When a comptometer operator left her job, presumably for marriage or motherhood, the policy had been to train the carbon-tearer with the most seniority to replace her. The last woman to move up in the ranks this way was Carol a streetsmart black woman whose sharp tongue belied the women's sewing circle politeness that usually prevailed. But, as soon as she was trained, Carol gave notice. She was moving on to a better paying job with another firm.
Management's response to Carol's ingratitude was worthy of a modern, capitalist Soloman. Henceforth there would be no more on the job training; all future openings for comptometer operators would be filled from the outside. This was devastating for Inez who was next in line to be promoted, and everyone in the office, including Glenda, expressed their regrets.
Carol was replaced by Dorothy. Dorothy dressed like a beatnik--pierced ears, wide skirts--and was very unhappy with whatever it was that had fated her to this job. She bragged about her weekends at Cape Cod to women who had never heard of the place but knew she was bragging. She was extremely unpopular. Even I, who sympathized with her aspirations, was afraid to talk to her lest I became contaminated in the eyes of the others. Besides, I was the lowliest and youngest of temps, and she did not look to me for help.

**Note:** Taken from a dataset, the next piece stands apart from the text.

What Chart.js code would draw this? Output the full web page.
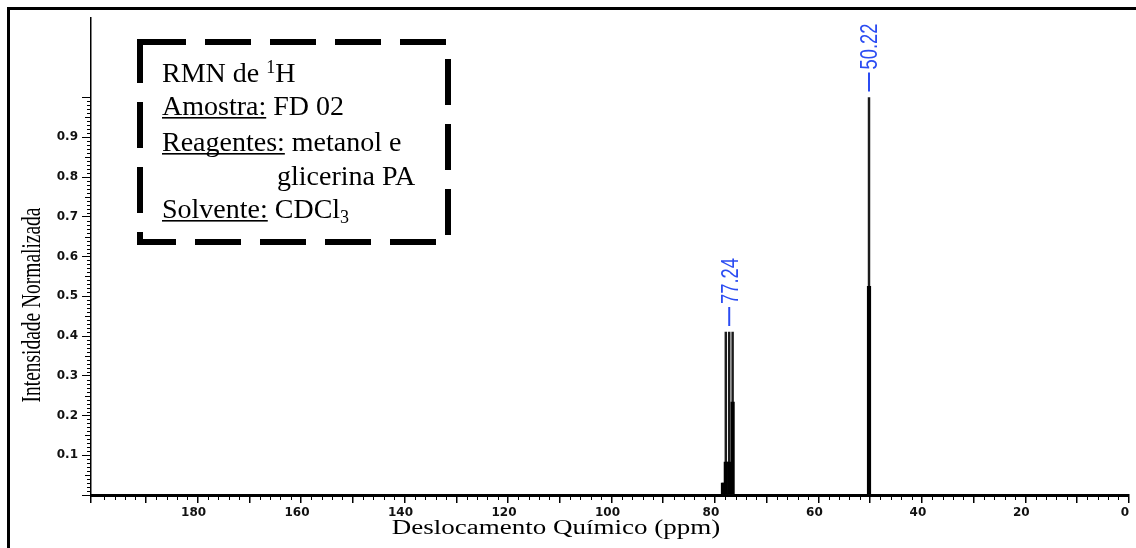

Glenda, who was a very diplomatic boss who could act like one of the girls without ever forgetting who she was, also knew how to put people down. She had no use for Carol, or later Dorothy, the office rebels, and used sarcasm to turn everyone against them. It all seemed dreadfully unfair.
But the strongest image is of female comraderie and the giggling, the tensions, the occasional outburst of emotion. Normally we ate our sandwiches in the employees' cafeteria, but on paydays the 45-minute lunch break was extended to one hour, so we could cash our checks. Then (and also when it was someone's birthday) we would all go to lunch together at an Italian restaurant and even have a cocktail. How lovely it was to go out together in a group, laughing, taking up the whole sidewalk, in the sunshine!